Nick Clegg announced this morning that “What people dub the Snoopers’ Charter” will not go ahead while the Liberal Democrats are in government.
Speaking as part of an LBC radio phone in, the Deputy Prime Minister said:
What people have dubbed the snooper’s charter - I have to be clear with you, that’s not going to happen.
In other words the idea that the government will pass a law which means there will be a record kept of every website you visit, who you communicate with on social media sites, that’s not going to happen.
It’s certainly not going to happen with Liberal Democrats in government.
— Nick Clegg, Deputy Prime Minister
Although five hours after Clegg’s comments there has not yet been an official government announcement, this appears pretty definitive. Keeping a “record…of every website you visit” and “who you communicate with on social media sites” was fundamental to the approach in the Communications Data Bill: take that out, and it’s not the same Bill at all. And saying that “It’s not going to happen with Liberal Democrats in government” goes beyond saying that the Lib-Dems would vote against the Bill (in which case there would still be the possibility of it carrying with Labour support), and appears to threaten that Clegg would take the Lib-Dems out of the Coalition if the Prime Minister tried to force the issue.
Clegg used the Coalition Agreement to provide political cover from Tory accusations of disloyalty:
We all committed ourselves at the beginning of this coalition to learn the lessons from the past, when Labour overdid it, trying to constantly keep tabs on everyone.

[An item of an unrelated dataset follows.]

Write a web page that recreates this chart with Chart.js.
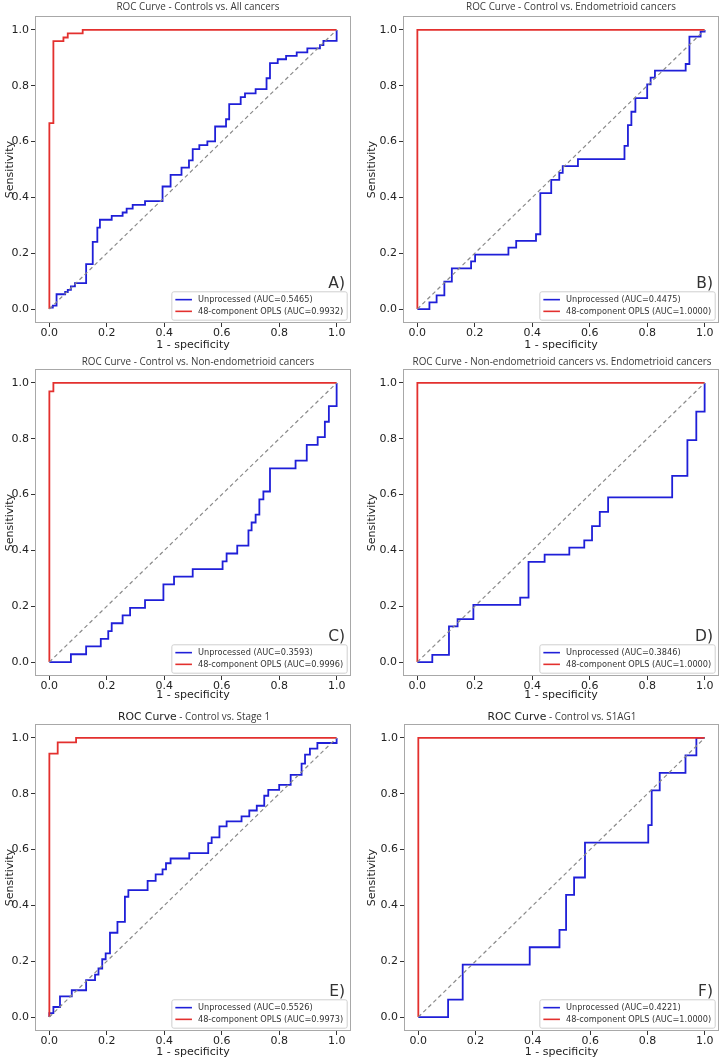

We have a commitment in this Coalition Agreement to end the storage of internet information unless there is a very good reason to do so.

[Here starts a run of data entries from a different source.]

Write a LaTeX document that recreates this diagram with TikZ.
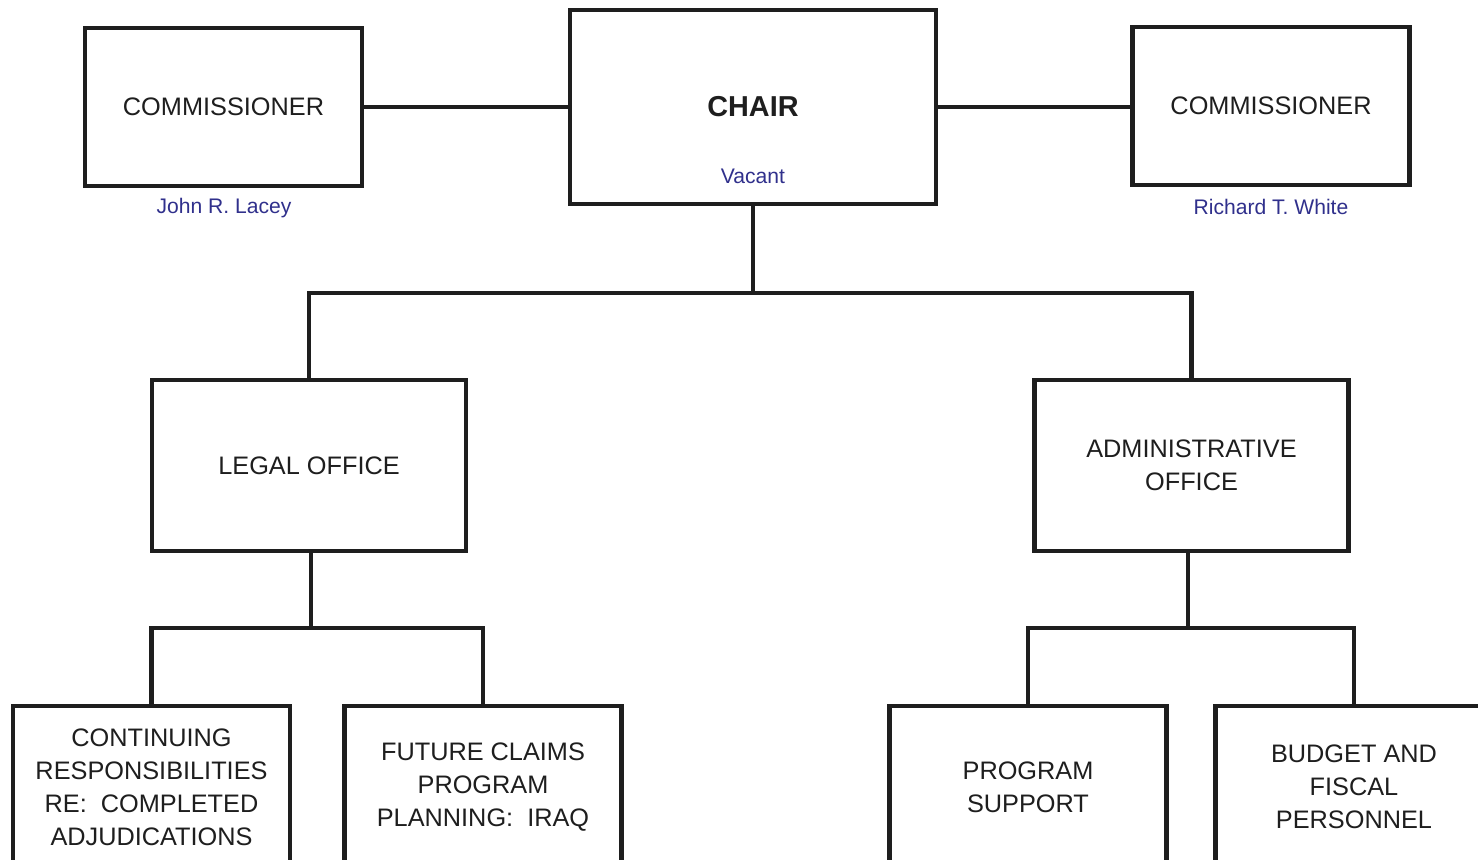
\documentclass[tikz,border=0pt]{standalone}
\usepackage{fontspec}
\setmainfont{Liberation Sans}
\usepackage{tikz}
\usetikzlibrary{calc}

\definecolor{namecol}{RGB}{48,48,140}
\definecolor{inkcol}{RGB}{30,30,30}

\tikzset{
	unit/.style={draw=inkcol, line width=1.2pt, fill=white, inner sep=0pt,
		align=center, text=inkcol, font=\fontsize{7.2}{9.4}\selectfont},
	topunit/.style={unit, minimum width=2.77cm, minimum height=1.58cm},
	midunit/.style={unit, minimum width=3.14cm, minimum height=1.71cm},
	lowunit/.style={unit, minimum width=2.77cm, minimum height=1.62cm},
	person/.style={inner sep=0pt, text=namecol, font=\fontsize{6}{7}\selectfont},
	link/.style={draw=inkcol, line width=1.2pt}
}

\begin{document}
\begin{tikzpicture}
	
	% ---- (A) frame ----
	\useasboundingbox (0,0) rectangle (14.78,8.59);
	
	\begin{scope}
		\clip (0,0) rectangle (14.78,8.59);
		
		% ---- (B) top row ----
		\node[topunit] (comL) at (2.235,7.52) {COMMISSIONER};
		\node[unit, minimum width=3.66cm, minimum height=1.94cm,
			font=\fontsize{8.2}{10}\selectfont\bfseries] (chair) at (7.53,7.52) {CHAIR};
		\node[topunit] (comR) at (12.71,7.53) {COMMISSIONER};
		
		% names under / inside the boxes
		\node[person] (lacey) at (2.24,6.51) {John R. Lacey};
		\node[person] (vacant) at (7.53,6.83) {Vacant};
		\node[person] (white) at (12.71,6.52) {Richard T. White};
		
		% ---- (C) offices ----
		\node[midunit] (legal) at (3.09,3.935) {LEGAL OFFICE};
		\node[midunit] (admin) at (11.915,3.935) {ADMINISTRATIVE\\OFFICE};
		
		% ---- (D) bottom row (runs off the page) ----
		\node[lowunit] (contin) at (1.515,0.72) {CONTINUING\\RESPONSIBILITIES\\RE:\ \ COMPLETED\\ADJUDICATIONS};
		\node[lowunit] (future) at (4.83,0.72) {FUTURE CLAIMS\\PROGRAM\\PLANNING:\ \ IRAQ};
		\node[lowunit] (progsup) at (10.28,0.72) {PROGRAM\\SUPPORT};
		\node[lowunit] (budget) at (13.54,0.72) {BUDGET AND\\FISCAL\\PERSONNEL};
		
		% ---- (E) connectors ----
		\coordinate (busA) at (7.53,5.66);
		\coordinate (busL) at (3.11,2.31);
		\coordinate (busR) at (11.88,2.31);
		
		\draw[link] (comL.east) -- (chair.west);
		\draw[link] (chair.east) -- (chair.east -| comR.west);
		
		\draw[link] (chair.south) -- (busA);
		\draw[link] (legal.north) -- (legal.north |- busA) -- (admin.north |- busA) -- (admin.north);
		
		\draw[link] (legal.south -| busL) -- (busL);
		\draw[link] (contin.north) -- (contin.north |- busL) -- (future.north |- busL) -- (future.north);
		
		\draw[link] (admin.south -| busR) -- (busR);
		\draw[link] (progsup.north) -- (progsup.north |- busR) -- (budget.north |- busR) -- (budget.north);
		
	\end{scope}
\end{tikzpicture}
\end{document}
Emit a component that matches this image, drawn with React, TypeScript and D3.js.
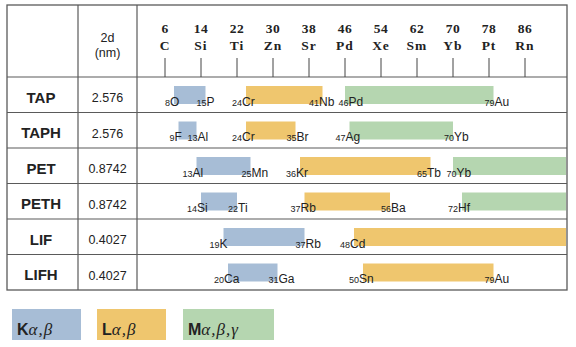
import React from "react";
import * as d3 from "d3";

const crystals = ["TAP", "TAPH", "PET", "PETH", "LIF", "LIFH"];
const twoD = ["2.576", "2.576", "0.8742", "0.8742", "0.4027", "0.4027"];
const tickZ = [6, 14, 22, 30, 38, 46, 54, 62, 70, 78, 86];
const tickSym = ["C", "Si", "Ti", "Zn", "Sr", "Pd", "Xe", "Sm", "Yb", "Pt", "Rn"];

// to = null means the range continues past the right edge of the table
const kBands = [
  { crystal: "TAP", from: 8, fromSym: "O", to: 15, toSym: "P" },
  { crystal: "TAPH", from: 9, fromSym: "F", to: 13, toSym: "Al" },
  { crystal: "PET", from: 13, fromSym: "Al", to: 25, toSym: "Mn" },
  { crystal: "PETH", from: 14, fromSym: "Si", to: 22, toSym: "Ti" },
  { crystal: "LIF", from: 19, fromSym: "K", to: 37, toSym: "Rb" },
  { crystal: "LIFH", from: 20, fromSym: "Ca", to: 31, toSym: "Ga" },
];
const lBands = [
  { crystal: "TAP", from: 24, fromSym: "Cr", to: 41, toSym: "Nb" },
  { crystal: "TAPH", from: 24, fromSym: "Cr", to: 35, toSym: "Br" },
  { crystal: "PET", from: 36, fromSym: "Kr", to: 65, toSym: "Tb" },
  { crystal: "PETH", from: 37, fromSym: "Rb", to: 56, toSym: "Ba" },
  { crystal: "LIF", from: 48, fromSym: "Cd", to: null, toSym: "" },
  { crystal: "LIFH", from: 50, fromSym: "Sn", to: 79, toSym: "Au" },
];
const mBands = [
  { crystal: "TAP", from: 46, fromSym: "Pd", to: 79, toSym: "Au" },
  { crystal: "TAPH", from: 47, fromSym: "Ag", to: 70, toSym: "Yb" },
  { crystal: "PET", from: 70, fromSym: "Yb", to: null, toSym: "" },
  { crystal: "PETH", from: 72, fromSym: "Hf", to: null, toSym: "" },
];

const series = [
  { key: "K", color: "#a7bdd6", bands: kBands, label: "K", greek: "α,β" },
  { key: "L", color: "#efc66e", bands: lBands, label: "L", greek: "α,β" },
  { key: "M", color: "#b5d6b0", bands: mBands, label: "M", greek: "α,β,γ" },
];

const W = 576;
const H = 347;
const tableL = 7, tableR = 567, tableT = 5, tableB = 290;
const col1 = 78, col2 = 137;
const headerB = 77;
const lineColor = "#5a5a5a";
const textColor = "#222";
const sans = "'Liberation Sans', Arial, sans-serif";
const serif = "'Liberation Serif', 'Times New Roman', serif";

export default function App() {
  const x = d3.scaleLinear().domain([6, 86]).range([165, 525]);
  const y = d3.scaleBand<string>().domain(crystals).range([headerB, tableB]);
  const edgeZ = x.invert(tableR - 1);

  // Flatten bands and detect tight neighbours within a row
  const all = series.flatMap((s) => s.bands.map((b) => ({ ...b, color: s.color, key: s.key })));
  const tight = (b: any) => {
    const x0 = x(b.from);
    return !!all.find((o) => o.crystal === b.crystal && o.to != null && o.to < b.from && x0 - x(o.to) < 30);
  };
  const tightEnd = (b: any) => {
    if (b.to == null) return false;
    const x1 = x(b.to);
    return !!all.find((o) => o.crystal === b.crystal && o.from > b.to && x(o.from) - x1 < 30);
  };

  const legendBoxes = [
    { x0: 12, x1: 81 },
    { x0: 97, x1: 166 },
    { x0: 183, x1: 274 },
  ];

  return (
    <svg width={W} height={H} style={{ position: "absolute", left: 0, top: 0, background: "#fff" }}>
      {/* bands */}
      {all.map((b, i) => {
        const top = y(b.crystal)!;
        const x0 = x(b.from);
        const x1 = x(b.to == null ? edgeZ : b.to);
        const base = top + 28.5;
        const sx = tight(b) ? x0 + 3.5 : x0 - 4;
        const ex = tightEnd(b) ? x1 - 3.5 : x1 + 1;
        return (
          <g key={b.key + i}>
            <rect x={x0} y={top + 9} width={x1 - x0} height={18} fill={b.color} />
            <text x={sx} y={base} textAnchor="end" fontFamily={sans} fontSize={9} fill={textColor}>
              {b.from}
            </text>
            <text x={sx} y={base} fontFamily={sans} fontSize={12} fill={textColor}>
              {b.fromSym}
            </text>
            {b.to != null && (
              <>
                <text x={ex} y={base} textAnchor="end" fontFamily={sans} fontSize={9} fill={textColor}>
                  {b.to}
                </text>
                <text x={ex} y={base} fontFamily={sans} fontSize={12} fill={textColor}>
                  {b.toSym}
                </text>
              </>
            )}
          </g>
        );
      })}

      {/* table lines */}
      <rect x={tableL} y={tableT} width={tableR - tableL} height={tableB - tableT} fill="none" stroke={lineColor} strokeWidth={1.3} />
      <line x1={col1} x2={col1} y1={tableT} y2={tableB} stroke={lineColor} strokeWidth={1.2} />
      <line x1={col2} x2={col2} y1={tableT} y2={tableB} stroke={lineColor} strokeWidth={1.2} />
      {crystals.map((c) => (
        <line key={"h" + c} x1={tableL} x2={tableR} y1={y(c)!} y2={y(c)!} stroke={lineColor} strokeWidth={1.2} />
      ))}

      {/* header */}
      <text x={(col1 + col2) / 2} y={41.5} textAnchor="middle" fontFamily={sans} fontSize={12.5} fill={textColor}>2d</text>
      <text x={(col1 + col2) / 2} y={57} textAnchor="middle" fontFamily={sans} fontSize={12.5} fill={textColor}>(nm)</text>
      {tickZ.map((z, i) => (
        <g key={"t" + z}>
          <text x={x(z)} y={33} textAnchor="middle" fontFamily={serif} fontWeight="bold" fontSize={13.5} fill={textColor} letterSpacing={0.5}>
            {z}
          </text>
          <text x={x(z)} y={50} textAnchor="middle" fontFamily={serif} fontWeight="bold" fontSize={13.5} fill={textColor} letterSpacing={1}>
            {tickSym[i]}
          </text>
          <line x1={x(z)} x2={x(z)} y1={58} y2={headerB} stroke="#444" strokeWidth={1} />
        </g>
      ))}

      {/* row labels */}
      {crystals.map((c, i) => (
        <g key={"r" + c}>
          <text x={41} y={y(c)! + 25.5} textAnchor="middle" fontFamily={sans} fontWeight="bold" fontSize={15} fill={textColor}>
            {c}
          </text>
          <text x={(col1 + col2) / 2} y={y(c)! + 25} textAnchor="middle" fontFamily={sans} fontSize={12.5} fill={textColor}>
            {twoD[i]}
          </text>
        </g>
      ))}

      {/* legend */}
      {series.map((s, i) => (
        <g key={"lg" + s.key}>
          <rect x={legendBoxes[i].x0} y={309} width={legendBoxes[i].x1 - legendBoxes[i].x0} height={31} fill={s.color} />
          <text x={legendBoxes[i].x0 + 5} y={335} fill={textColor}>
            <tspan fontFamily={sans} fontWeight="bold" fontSize={16}>{s.label}</tspan>
            <tspan fontFamily={serif} fontStyle="italic" fontSize={17} letterSpacing={1}>{s.greek}</tspan>
          </text>
        </g>
      ))}
    </svg>
  );
}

The Internet industry will be pleased to see the back of the Communications Data Bill, which it has consistently criticised since its first incarnation under the Labour government, when it was known as the Interception Modernisation Programme. While the industry provides much assistance for law enforcement, particularly with regard to communications data, the Bill was seen as expensive, technically questionable, risky in terms of security, a radical step forward in terms of national surveillance, and as setting worrying precdent for repressive foreign governments to follow.